_Your instructions_
Transcribe the listing in full, excluding any pictures.

_Source excerpt_
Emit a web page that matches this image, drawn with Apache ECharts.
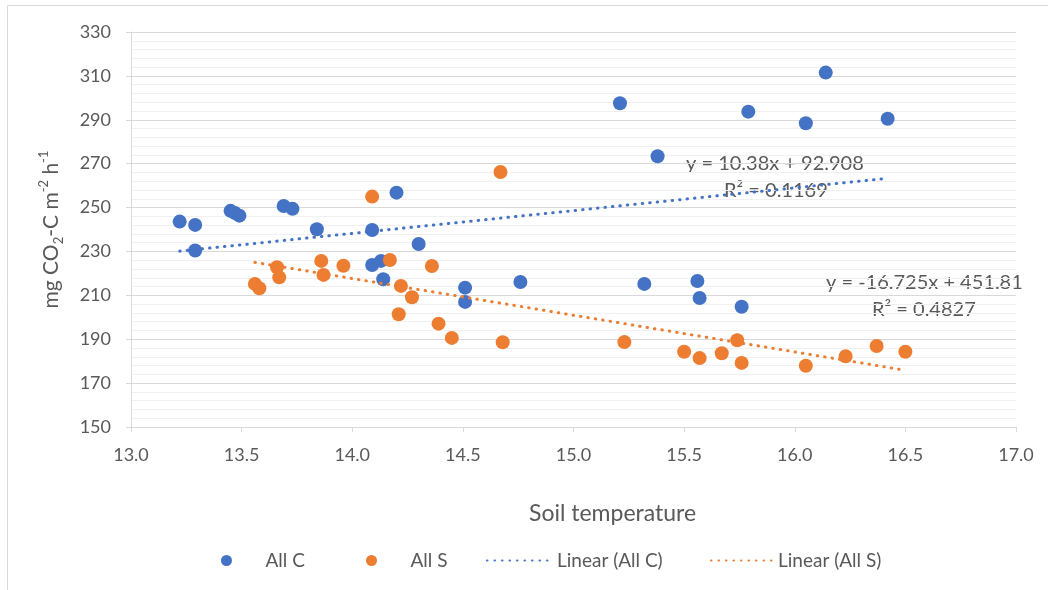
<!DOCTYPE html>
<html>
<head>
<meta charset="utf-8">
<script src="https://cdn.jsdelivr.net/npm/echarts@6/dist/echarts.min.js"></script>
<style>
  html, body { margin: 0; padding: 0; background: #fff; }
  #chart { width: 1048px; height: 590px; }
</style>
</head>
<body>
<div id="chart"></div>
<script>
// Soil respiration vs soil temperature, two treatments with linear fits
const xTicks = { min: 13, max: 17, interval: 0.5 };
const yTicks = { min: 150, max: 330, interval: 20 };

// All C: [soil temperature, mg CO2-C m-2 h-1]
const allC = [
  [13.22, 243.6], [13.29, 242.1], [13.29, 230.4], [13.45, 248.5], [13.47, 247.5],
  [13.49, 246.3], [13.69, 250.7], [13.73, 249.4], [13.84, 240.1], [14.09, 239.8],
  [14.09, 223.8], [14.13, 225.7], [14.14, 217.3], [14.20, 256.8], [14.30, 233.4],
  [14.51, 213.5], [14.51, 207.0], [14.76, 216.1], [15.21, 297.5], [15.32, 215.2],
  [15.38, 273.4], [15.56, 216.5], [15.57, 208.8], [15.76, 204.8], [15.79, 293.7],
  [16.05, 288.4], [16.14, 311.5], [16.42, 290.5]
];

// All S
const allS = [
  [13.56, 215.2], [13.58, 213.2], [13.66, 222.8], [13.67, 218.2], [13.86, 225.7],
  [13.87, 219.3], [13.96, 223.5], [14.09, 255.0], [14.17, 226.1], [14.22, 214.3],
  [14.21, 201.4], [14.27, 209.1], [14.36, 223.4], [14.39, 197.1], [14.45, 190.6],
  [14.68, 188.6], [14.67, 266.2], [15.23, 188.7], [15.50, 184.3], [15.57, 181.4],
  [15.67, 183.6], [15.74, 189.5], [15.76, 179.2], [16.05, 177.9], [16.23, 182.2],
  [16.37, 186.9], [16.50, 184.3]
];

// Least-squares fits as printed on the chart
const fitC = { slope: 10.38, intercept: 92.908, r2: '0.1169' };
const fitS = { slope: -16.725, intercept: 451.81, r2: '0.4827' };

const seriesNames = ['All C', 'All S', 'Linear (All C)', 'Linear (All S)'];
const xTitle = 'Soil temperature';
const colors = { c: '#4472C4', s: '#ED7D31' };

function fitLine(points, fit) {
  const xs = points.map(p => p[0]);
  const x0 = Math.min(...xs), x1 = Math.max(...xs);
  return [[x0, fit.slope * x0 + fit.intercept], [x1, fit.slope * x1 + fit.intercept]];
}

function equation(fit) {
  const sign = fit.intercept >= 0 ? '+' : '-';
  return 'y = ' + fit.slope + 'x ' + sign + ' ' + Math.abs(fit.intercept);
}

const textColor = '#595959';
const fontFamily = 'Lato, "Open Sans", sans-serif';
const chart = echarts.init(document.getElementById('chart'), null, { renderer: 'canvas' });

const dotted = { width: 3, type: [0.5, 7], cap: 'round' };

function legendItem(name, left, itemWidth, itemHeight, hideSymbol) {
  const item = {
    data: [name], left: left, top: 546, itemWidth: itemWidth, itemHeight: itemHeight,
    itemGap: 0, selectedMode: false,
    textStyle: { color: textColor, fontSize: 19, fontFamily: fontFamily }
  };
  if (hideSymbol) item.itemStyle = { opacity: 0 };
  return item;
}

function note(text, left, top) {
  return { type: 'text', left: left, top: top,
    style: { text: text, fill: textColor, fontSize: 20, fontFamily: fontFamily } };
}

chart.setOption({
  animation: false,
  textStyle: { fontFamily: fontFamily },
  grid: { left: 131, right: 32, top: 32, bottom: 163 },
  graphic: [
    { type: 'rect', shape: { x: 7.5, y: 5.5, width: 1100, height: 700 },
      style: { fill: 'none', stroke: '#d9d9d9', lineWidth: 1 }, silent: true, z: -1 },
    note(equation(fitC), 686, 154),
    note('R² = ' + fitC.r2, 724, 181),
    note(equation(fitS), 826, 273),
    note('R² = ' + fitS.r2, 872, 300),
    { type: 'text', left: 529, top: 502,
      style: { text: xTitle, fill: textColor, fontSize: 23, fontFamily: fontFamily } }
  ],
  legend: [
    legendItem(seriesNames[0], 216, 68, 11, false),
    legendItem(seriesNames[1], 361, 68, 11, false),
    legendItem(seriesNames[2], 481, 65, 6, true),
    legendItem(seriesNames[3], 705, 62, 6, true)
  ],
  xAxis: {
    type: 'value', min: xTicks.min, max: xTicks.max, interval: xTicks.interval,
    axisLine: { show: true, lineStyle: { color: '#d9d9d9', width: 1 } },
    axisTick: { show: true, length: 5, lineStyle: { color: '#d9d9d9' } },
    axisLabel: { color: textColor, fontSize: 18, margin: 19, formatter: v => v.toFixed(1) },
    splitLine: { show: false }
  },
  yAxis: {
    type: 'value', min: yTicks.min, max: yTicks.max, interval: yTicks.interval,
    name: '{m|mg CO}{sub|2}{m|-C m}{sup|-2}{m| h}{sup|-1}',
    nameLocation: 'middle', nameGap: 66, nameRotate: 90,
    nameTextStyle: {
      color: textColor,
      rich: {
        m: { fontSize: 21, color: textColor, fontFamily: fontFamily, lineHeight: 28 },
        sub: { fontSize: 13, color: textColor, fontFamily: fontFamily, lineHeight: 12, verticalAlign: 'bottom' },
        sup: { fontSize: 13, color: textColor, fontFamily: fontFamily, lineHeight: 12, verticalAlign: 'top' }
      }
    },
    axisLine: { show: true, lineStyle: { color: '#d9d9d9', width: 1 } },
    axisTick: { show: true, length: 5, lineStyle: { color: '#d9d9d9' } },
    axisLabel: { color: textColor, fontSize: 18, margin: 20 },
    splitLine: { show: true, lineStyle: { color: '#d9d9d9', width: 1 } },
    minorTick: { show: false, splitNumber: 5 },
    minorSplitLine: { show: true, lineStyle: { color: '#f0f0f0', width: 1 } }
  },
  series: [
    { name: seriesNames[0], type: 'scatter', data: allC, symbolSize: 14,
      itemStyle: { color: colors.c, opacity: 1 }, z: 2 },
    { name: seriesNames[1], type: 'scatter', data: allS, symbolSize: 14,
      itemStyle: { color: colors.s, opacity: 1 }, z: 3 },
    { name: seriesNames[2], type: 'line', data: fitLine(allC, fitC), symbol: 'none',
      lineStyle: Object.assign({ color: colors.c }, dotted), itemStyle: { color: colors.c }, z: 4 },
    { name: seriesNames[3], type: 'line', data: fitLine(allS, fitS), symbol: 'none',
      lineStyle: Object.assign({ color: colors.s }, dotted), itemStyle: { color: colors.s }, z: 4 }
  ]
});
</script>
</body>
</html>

_Response to this task_
Emit a web page that matches this image, drawn with Apache ECharts.
<!DOCTYPE html>
<html>
<head>
<meta charset="utf-8">
<script src="https://cdn.jsdelivr.net/npm/echarts@6/dist/echarts.min.js"></script>
<style>
  html, body { margin: 0; padding: 0; background: #fff; }
  #chart { width: 1048px; height: 590px; }
</style>
</head>
<body>
<div id="chart"></div>
<script>
// Soil respiration vs soil temperature, two treatments with linear fits
const xTicks = { min: 13, max: 17, interval: 0.5 };
const yTicks = { min: 150, max: 330, interval: 20 };

// All C: [soil temperature, mg CO2-C m-2 h-1]
const allC = [
  [13.22, 243.6], [13.29, 242.1], [13.29, 230.4], [13.45, 248.5], [13.47, 247.5],
  [13.49, 246.3], [13.69, 250.7], [13.73, 249.4], [13.84, 240.1], [14.09, 239.8],
  [14.09, 223.8], [14.13, 225.7], [14.14, 217.3], [14.20, 256.8], [14.30, 233.4],
  [14.51, 213.5], [14.51, 207.0], [14.76, 216.1], [15.21, 297.5], [15.32, 215.2],
  [15.38, 273.4], [15.56, 216.5], [15.57, 208.8], [15.76, 204.8], [15.79, 293.7],
  [16.05, 288.4], [16.14, 311.5], [16.42, 290.5]
];

// All S
const allS = [
  [13.56, 215.2], [13.58, 213.2], [13.66, 222.8], [13.67, 218.2], [13.86, 225.7],
  [13.87, 219.3], [13.96, 223.5], [14.09, 255.0], [14.17, 226.1], [14.22, 214.3],
  [14.21, 201.4], [14.27, 209.1], [14.36, 223.4], [14.39, 197.1], [14.45, 190.6],
  [14.68, 188.6], [14.67, 266.2], [15.23, 188.7], [15.50, 184.3], [15.57, 181.4],
  [15.67, 183.6], [15.74, 189.5], [15.76, 179.2], [16.05, 177.9], [16.23, 182.2],
  [16.37, 186.9], [16.50, 184.3]
];

// Least-squares fits as printed on the chart
const fitC = { slope: 10.38, intercept: 92.908, r2: '0.1169' };
const fitS = { slope: -16.725, intercept: 451.81, r2: '0.4827' };

const seriesNames = ['All C', 'All S', 'Linear (All C)', 'Linear (All S)'];
const xTitle = 'Soil temperature';
const colors = { c: '#4472C4', s: '#ED7D31' };

function fitLine(points, fit) {
  const xs = points.map(p => p[0]);
  const x0 = Math.min(...xs), x1 = Math.max(...xs);
  return [[x0, fit.slope * x0 + fit.intercept], [x1, fit.slope * x1 + fit.intercept]];
}

function equation(fit) {
  const sign = fit.intercept >= 0 ? '+' : '-';
  return 'y = ' + fit.slope + 'x ' + sign + ' ' + Math.abs(fit.intercept);
}

const textColor = '#595959';
const fontFamily = 'Lato, "Open Sans", sans-serif';
const chart = echarts.init(document.getElementById('chart'), null, { renderer: 'canvas' });

const dotted = { width: 3, type: [0.5, 7], cap: 'round' };

function legendItem(name, left, itemWidth, itemHeight, hideSymbol) {
  const item = {
    data: [name], left: left, top: 546, itemWidth: itemWidth, itemHeight: itemHeight,
    itemGap: 0, selectedMode: false,
    textStyle: { color: textColor, fontSize: 19, fontFamily: fontFamily }
  };
  if (hideSymbol) item.itemStyle = { opacity: 0 };
  return item;
}

function note(text, left, top) {
  return { type: 'text', left: left, top: top,
    style: { text: text, fill: textColor, fontSize: 20, fontFamily: fontFamily } };
}

chart.setOption({
  animation: false,
  textStyle: { fontFamily: fontFamily },
  grid: { left: 131, right: 32, top: 32, bottom: 163 },
  graphic: [
    { type: 'rect', shape: { x: 7.5, y: 5.5, width: 1100, height: 700 },
      style: { fill: 'none', stroke: '#d9d9d9', lineWidth: 1 }, silent: true, z: -1 },
    note(equation(fitC), 686, 154),
    note('R² = ' + fitC.r2, 724, 181),
    note(equation(fitS), 826, 273),
    note('R² = ' + fitS.r2, 872, 300),
    { type: 'text', left: 529, top: 502,
      style: { text: xTitle, fill: textColor, fontSize: 23, fontFamily: fontFamily } }
  ],
  legend: [
    legendItem(seriesNames[0], 216, 68, 11, false),
    legendItem(seriesNames[1], 361, 68, 11, false),
    legendItem(seriesNames[2], 481, 65, 6, true),
    legendItem(seriesNames[3], 705, 62, 6, true)
  ],
  xAxis: {
    type: 'value', min: xTicks.min, max: xTicks.max, interval: xTicks.interval,
    axisLine: { show: true, lineStyle: { color: '#d9d9d9', width: 1 } },
    axisTick: { show: true, length: 5, lineStyle: { color: '#d9d9d9' } },
    axisLabel: { color: textColor, fontSize: 18, margin: 19, formatter: v => v.toFixed(1) },
    splitLine: { show: false }
  },
  yAxis: {
    type: 'value', min: yTicks.min, max: yTicks.max, interval: yTicks.interval,
    name: '{m|mg CO}{sub|2}{m|-C m}{sup|-2}{m| h}{sup|-1}',
    nameLocation: 'middle', nameGap: 66, nameRotate: 90,
    nameTextStyle: {
      color: textColor,
      rich: {
        m: { fontSize: 21, color: textColor, fontFamily: fontFamily, lineHeight: 28 },
        sub: { fontSize: 13, color: textColor, fontFamily: fontFamily, lineHeight: 12, verticalAlign: 'bottom' },
        sup: { fontSize: 13, color: textColor, fontFamily: fontFamily, lineHeight: 12, verticalAlign: 'top' }
      }
    },
    axisLine: { show: true, lineStyle: { color: '#d9d9d9', width: 1 } },
    axisTick: { show: true, length: 5, lineStyle: { color: '#d9d9d9' } },
    axisLabel: { color: textColor, fontSize: 18, margin: 20 },
    splitLine: { show: true, lineStyle: { color: '#d9d9d9', width: 1 } },
    minorTick: { show: false, splitNumber: 5 },
    minorSplitLine: { show: true, lineStyle: { color: '#f0f0f0', width: 1 } }
  },
  series: [
    { name: seriesNames[0], type: 'scatter', data: allC, symbolSize: 14,
      itemStyle: { color: colors.c, opacity: 1 }, z: 2 },
    { name: seriesNames[1], type: 'scatter', data: allS, symbolSize: 14,
      itemStyle: { color: colors.s, opacity: 1 }, z: 3 },
    { name: seriesNames[2], type: 'line', data: fitLine(allC, fitC), symbol: 'none',
      lineStyle: Object.assign({ color: colors.c }, dotted), itemStyle: { color: colors.c }, z: 4 },
    { name: seriesNames[3], type: 'line', data: fitLine(allS, fitS), symbol: 'none',
      lineStyle: Object.assign({ color: colors.s }, dotted), itemStyle: { color: colors.s }, z: 4 }
  ]
});
</script>
</body>
</html>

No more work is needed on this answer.